Выбрать главу

Звуки Революции были очень громкими. Слишком громкими для нее.

В тот момент, когда что-то громыхнуло и полыхнуло совсем рядом, в нескольких метрах, я как раз с ней гуляла. Хотя «гуляла» – слишком громкое (громкое!) слово, я просто опасливо перетаптывалась в трех шагах от входной двери и нервно уговаривала ее быстрее «делать свои дела». И когда что-то громыхнуло и полыхнуло совсем рядом, я, визгливо скомандовав «Штучка, домой!», побежала к дому, а Штучка – в противоположном направлении. Она побежала туда, в самую бойню. Естественно, она не вернулась.

Но он не знал этого. Он не вернулся домой днем раньше.

А я не учла при сборке этот нюанс.

– Подожди, Штучка, дай отстегнуть поводок.

«Они» уже вернулись с прогулки; наклонившись, он выписывает в воздухе замысловатые кренделя длинными своими, красивыми пальцами.

– На пруду сегодня совсем никто не гулял, – сообщает он, стягивая ботинки. – Ей даже не с кем было поиграть.

Я смотрю на него, смотрю на него, смотрю на него.

Все нюансы. Учесть все нюансы.

На следующий день я иду «гулять с Штучкой» сама. Я возвращаюсь «одна» и, неубедительно (он этого не замечает) изображая волнение, говорю, что Штучка сбежала.

Он очень расстраивается. Уходит на поиски. Я остаюсь дома и с ужасом жду возвращения невидимки.

Он ищет весь день и весь вечер, но не находит.

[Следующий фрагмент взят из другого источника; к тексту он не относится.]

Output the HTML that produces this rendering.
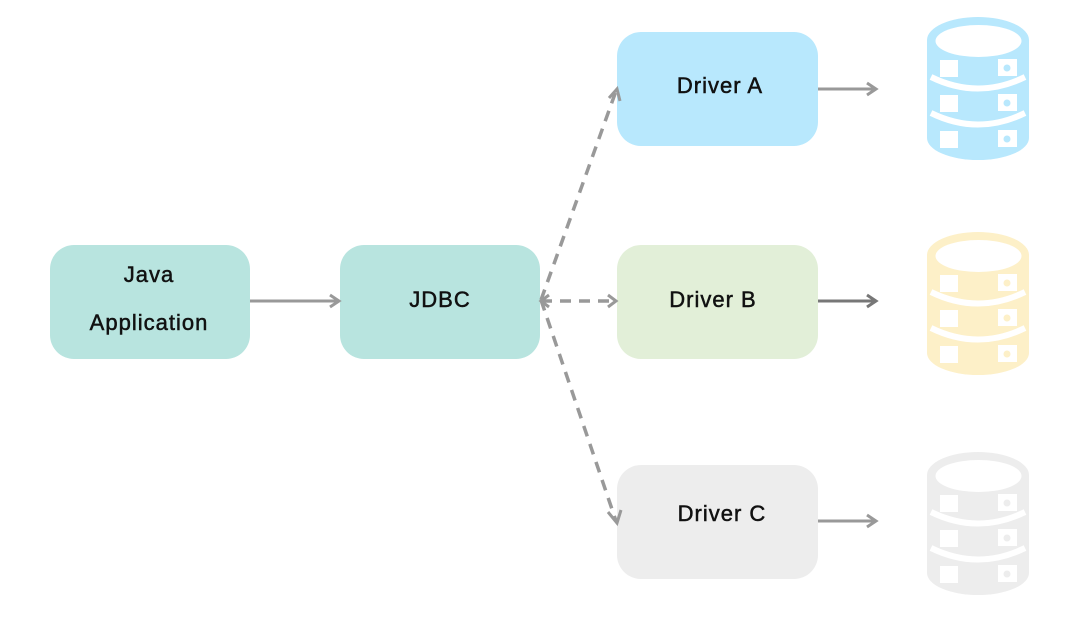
<!DOCTYPE html>
<html><head><meta charset="utf-8"><style>
html,body{margin:0;padding:0;background:#fff;}
svg text{font-family:"Liberation Sans",sans-serif;font-size:22px;letter-spacing:1px;fill:#111;stroke:#111;stroke-width:0.5;text-anchor:middle;}
</style></head><body>
<svg width="1080" height="620" viewBox="0 0 1080 620" xmlns="http://www.w3.org/2000/svg">
<defs>
<g id="db">
<path d="M927,40 A51,23 0 0 1 1029,40 L1029,138 A51,22 0 0 1 927,138 Z"/>
<ellipse cx="978.5" cy="41" rx="43" ry="16" fill="#fff"/>
<path d="M931,77 Q978,100 1025,77" fill="none" stroke="#fff" stroke-width="6"/>
<path d="M931,113 Q978,136 1025,113" fill="none" stroke="#fff" stroke-width="6"/>
<rect x="940" y="60" width="18" height="17" fill="#fff"/>
<rect x="940" y="95" width="18" height="17" fill="#fff"/>
<rect x="940" y="131" width="18" height="17" fill="#fff"/>
<rect x="998" y="59" width="19" height="17" fill="#fff"/>
<rect x="998" y="94" width="19" height="17" fill="#fff"/>
<rect x="998" y="130" width="19" height="17" fill="#fff"/>
<circle cx="1007" cy="68" r="3.5"/>
<circle cx="1007" cy="103" r="3.5"/>
<circle cx="1007" cy="139" r="3.5"/>
</g>
</defs>
<rect x="50" y="245" width="200" height="114" rx="24" fill="#b8e4df"/>
<rect x="340" y="245" width="200" height="114" rx="24" fill="#b8e4df"/>
<rect x="617" y="32" width="201" height="114" rx="24" fill="#b8e8fd"/>
<rect x="617" y="245" width="201" height="114" rx="24" fill="#e2efd8"/>
<rect x="617" y="465" width="201" height="114" rx="24" fill="#ededed"/>
<text x="149" y="282">Java</text>
<text x="149" y="330">Application</text>
<text x="440" y="307">JDBC</text>
<text x="720" y="93">Driver A</text>
<text x="713" y="307">Driver B</text>
<text x="722" y="521">Driver C</text>
<g stroke="#999" stroke-width="3" fill="none">
<line x1="250" y1="301" x2="338" y2="301"/>
<path d="M330,295 L339,301 L330,307"/>
<line x1="818" y1="89" x2="875" y2="89"/>
<path d="M867,83 L876,89 L867,95"/>
<line x1="818" y1="521" x2="875" y2="521"/>
<path d="M867,515 L876,521 L867,527"/>
</g>
<g stroke="#777" stroke-width="3" fill="none">
<line x1="818" y1="301" x2="875" y2="301"/>
<path d="M867,295 L876,301 L867,307"/>
</g>
<g stroke="#999" stroke-width="3.5" stroke-dasharray="11,8" fill="none">
<line x1="541" y1="300" x2="616" y2="91"/>
<line x1="541" y1="301" x2="614" y2="301"/>
<line x1="541" y1="300" x2="616" y2="521"/>
</g>
<g stroke="#999" stroke-width="3" fill="none">
<path d="M549,295 L541,301 L549,307"/>
<path d="M608,295 L616,301 L608,307"/>
<path d="M609,98 L617,89 L620,101"/>
<path d="M608,512 L617,523 L621,510"/>
</g>
<g fill="#b8e8fd"><use href="#db"/></g>
<g fill="#fdf0c8" transform="translate(0,215)"><use href="#db"/></g>
<g fill="#ededed" transform="translate(0,435)"><use href="#db"/></g>
</svg>
</body></html>
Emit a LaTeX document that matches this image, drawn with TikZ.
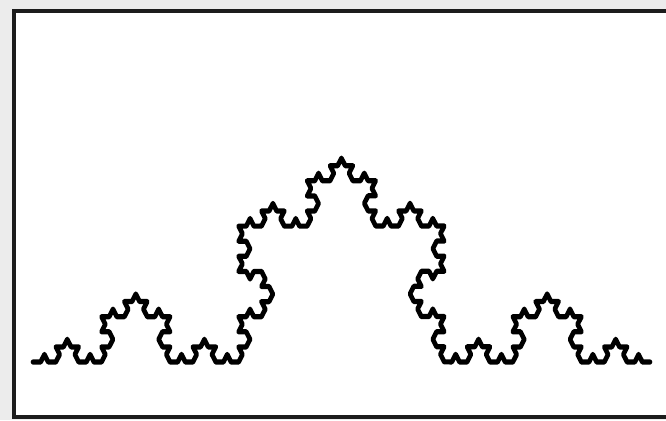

Мне почему-то становится грустно и стыдно. Словно я ее предала.

* * *

До революции, за пару недель, они стали вылезать наружу. Сначала лишь очень изредка.

Хватали ментов, стоявших так близко от входа. Или просто людей, ненароком проходивших мимо. И тащили туда, на дно.

Отдирали черными пальцами, посиневшими, ороговевшими, выпуклыми ногтями гофрированную пластмассу с медленно ползущих ступеней – и запихивали свою добычу, своих пленников прямо в дырки, в гудящие жернова эскалатора.

Или бросали под поезда. Поезда они стали водить сами – радуясь скорости, скалясь беззубыми растрескавшимися ртами. Машинистов повыбрасывали в темных тоннелях на полном ходу – в подарок жиреющим крысам. А некоторые оставили трупы рядом с собой, на соседнем сиденье, и в шутку называли их своими помощниками. Помощниками машинистов.

Такие ходили слухи.

Но об этом не сообщали газеты. И ничего конкретного не было в Интернете – если, конечно, не считать истерических обсуждений на форумах. А новостные ленты попросту не открывались. Невозможно отобразить страницу. Error occurred when connecting to the server! Повторите попытку позже. Повторите попытку позже. Если ошибка будет повторяться…

Она повторялась.

По телевизору крутили балет и спортивные передачи. Танец маленьких лебедей и танец с лентой – с утра и до вечера.

Как будто всё было в порядке.

И что-то случилось с радио. Перестали работать практически все радиостанции. Осталось только две: «Максимум» и «Европа плюс». Кроме них – лишь зловещий бессмысленный треск – на любой частоте.

Мы слушали их всё время. Мы слушали круглыми сутками, в визгливой болтовне радиодиджеев стараясь уловить другие, скрытые смыслы.

Но смыслов вроде бы не было. Ни скрытых, ни даже явных.

В том, что они говорили, просто не было смысла.

* * *

В то утро, когда началась Революция, я как раз слушала «Максимум» – жужжащей перегревшейся черепахой, на первой передаче и нейтралке ползя в сторону работы среди таких же, как я, черепах.

Двое дебильных ведущих, сладострастно гогоча, звонили каким-то девкам в прямом эфире.

– Сейчас мы будем звонить Машеньке… гы-ы… Машенька у нас кто? Машенька у нас, между прочим, ого-го!

– Да, Машенька работает менеджером на фирме! Но это днем она работает, а по вечерам – развлекается!

– А как же без развлечений? Без развлечений – пиши пропало! Просто тоска! Просто мр-р-рак без них – да, Колян? Гы-ы… Вот… И радиослушатели с нами наверняка согласятся: без развлечений просто…

– Так вот, значит, по вечерам она развлекается – а именно, ходит на дискотеки! И вот вчера…

– Нет, дай лучше я расскажу, гы-ы, ну пажалста, можно я расскажу? Ну очень хоц-ца!